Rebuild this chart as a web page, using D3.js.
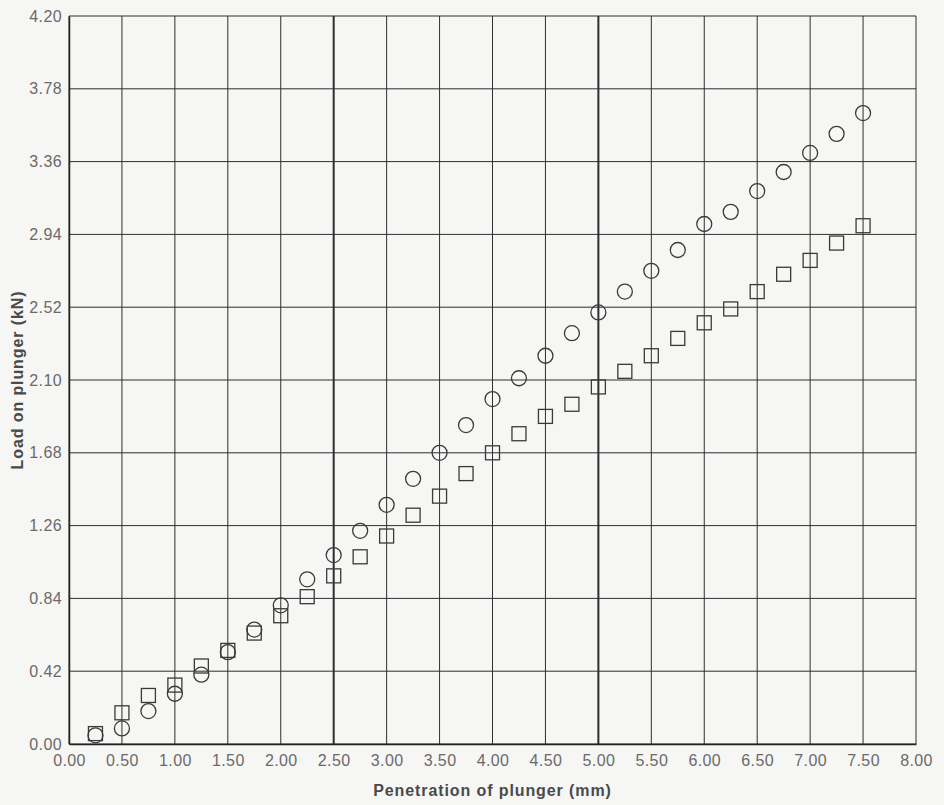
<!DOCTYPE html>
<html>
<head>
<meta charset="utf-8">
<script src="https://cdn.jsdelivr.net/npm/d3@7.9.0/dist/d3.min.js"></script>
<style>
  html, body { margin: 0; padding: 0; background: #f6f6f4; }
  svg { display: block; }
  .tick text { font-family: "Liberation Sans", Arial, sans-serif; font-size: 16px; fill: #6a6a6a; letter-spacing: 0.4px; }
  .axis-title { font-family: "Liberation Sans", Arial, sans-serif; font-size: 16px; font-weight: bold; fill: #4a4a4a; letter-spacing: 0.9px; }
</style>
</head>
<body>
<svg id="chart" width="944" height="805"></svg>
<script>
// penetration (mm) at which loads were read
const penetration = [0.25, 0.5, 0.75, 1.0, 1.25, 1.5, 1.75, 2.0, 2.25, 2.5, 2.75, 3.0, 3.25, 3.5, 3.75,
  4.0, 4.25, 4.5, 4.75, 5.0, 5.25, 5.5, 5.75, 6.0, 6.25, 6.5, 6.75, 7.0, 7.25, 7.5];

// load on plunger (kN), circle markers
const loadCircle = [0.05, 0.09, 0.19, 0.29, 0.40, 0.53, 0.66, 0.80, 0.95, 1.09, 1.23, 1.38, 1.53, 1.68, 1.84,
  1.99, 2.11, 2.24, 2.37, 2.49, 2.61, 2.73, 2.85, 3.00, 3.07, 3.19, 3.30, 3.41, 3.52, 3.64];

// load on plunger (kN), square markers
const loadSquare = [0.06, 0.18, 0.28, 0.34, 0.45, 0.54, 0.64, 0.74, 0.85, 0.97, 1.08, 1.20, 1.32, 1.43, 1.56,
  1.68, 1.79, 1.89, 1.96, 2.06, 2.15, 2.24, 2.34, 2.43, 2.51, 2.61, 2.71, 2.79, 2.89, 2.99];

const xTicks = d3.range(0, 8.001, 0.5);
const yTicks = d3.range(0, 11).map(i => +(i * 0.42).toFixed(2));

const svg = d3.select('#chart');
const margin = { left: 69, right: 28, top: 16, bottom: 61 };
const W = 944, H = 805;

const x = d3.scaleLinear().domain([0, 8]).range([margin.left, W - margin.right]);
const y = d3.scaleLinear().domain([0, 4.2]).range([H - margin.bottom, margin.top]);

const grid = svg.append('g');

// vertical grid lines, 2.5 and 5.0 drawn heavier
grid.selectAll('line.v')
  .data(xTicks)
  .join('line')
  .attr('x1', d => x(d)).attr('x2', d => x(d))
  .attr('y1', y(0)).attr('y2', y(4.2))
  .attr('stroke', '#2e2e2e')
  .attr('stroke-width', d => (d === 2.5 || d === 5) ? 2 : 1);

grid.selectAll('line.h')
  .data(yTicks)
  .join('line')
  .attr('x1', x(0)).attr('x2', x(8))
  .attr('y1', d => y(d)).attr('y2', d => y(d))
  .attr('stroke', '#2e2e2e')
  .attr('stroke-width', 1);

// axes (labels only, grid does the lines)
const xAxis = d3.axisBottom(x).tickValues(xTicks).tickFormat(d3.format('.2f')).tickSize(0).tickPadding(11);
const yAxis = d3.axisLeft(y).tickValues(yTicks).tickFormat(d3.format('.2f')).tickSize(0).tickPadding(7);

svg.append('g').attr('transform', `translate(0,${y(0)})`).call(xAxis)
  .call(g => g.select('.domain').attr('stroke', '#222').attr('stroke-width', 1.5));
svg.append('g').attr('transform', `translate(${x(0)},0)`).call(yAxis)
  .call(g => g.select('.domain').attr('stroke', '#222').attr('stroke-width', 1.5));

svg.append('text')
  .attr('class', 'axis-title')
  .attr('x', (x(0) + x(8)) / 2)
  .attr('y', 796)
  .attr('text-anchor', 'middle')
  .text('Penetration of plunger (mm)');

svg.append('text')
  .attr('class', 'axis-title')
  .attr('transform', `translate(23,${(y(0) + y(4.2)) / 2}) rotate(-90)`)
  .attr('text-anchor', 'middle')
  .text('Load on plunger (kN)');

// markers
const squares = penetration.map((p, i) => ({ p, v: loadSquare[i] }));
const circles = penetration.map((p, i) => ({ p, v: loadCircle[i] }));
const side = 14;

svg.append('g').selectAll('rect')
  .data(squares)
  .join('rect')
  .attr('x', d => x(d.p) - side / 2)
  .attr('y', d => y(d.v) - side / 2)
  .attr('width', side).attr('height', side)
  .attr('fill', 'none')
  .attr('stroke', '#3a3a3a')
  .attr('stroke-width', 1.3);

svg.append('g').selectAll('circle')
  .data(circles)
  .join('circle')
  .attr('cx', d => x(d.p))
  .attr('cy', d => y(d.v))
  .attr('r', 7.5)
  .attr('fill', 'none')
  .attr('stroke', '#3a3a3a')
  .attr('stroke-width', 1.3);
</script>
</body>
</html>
------------------------------
■ Request: State how many lines of the material contain the string "chart", with no other words.

■ Solution below: 3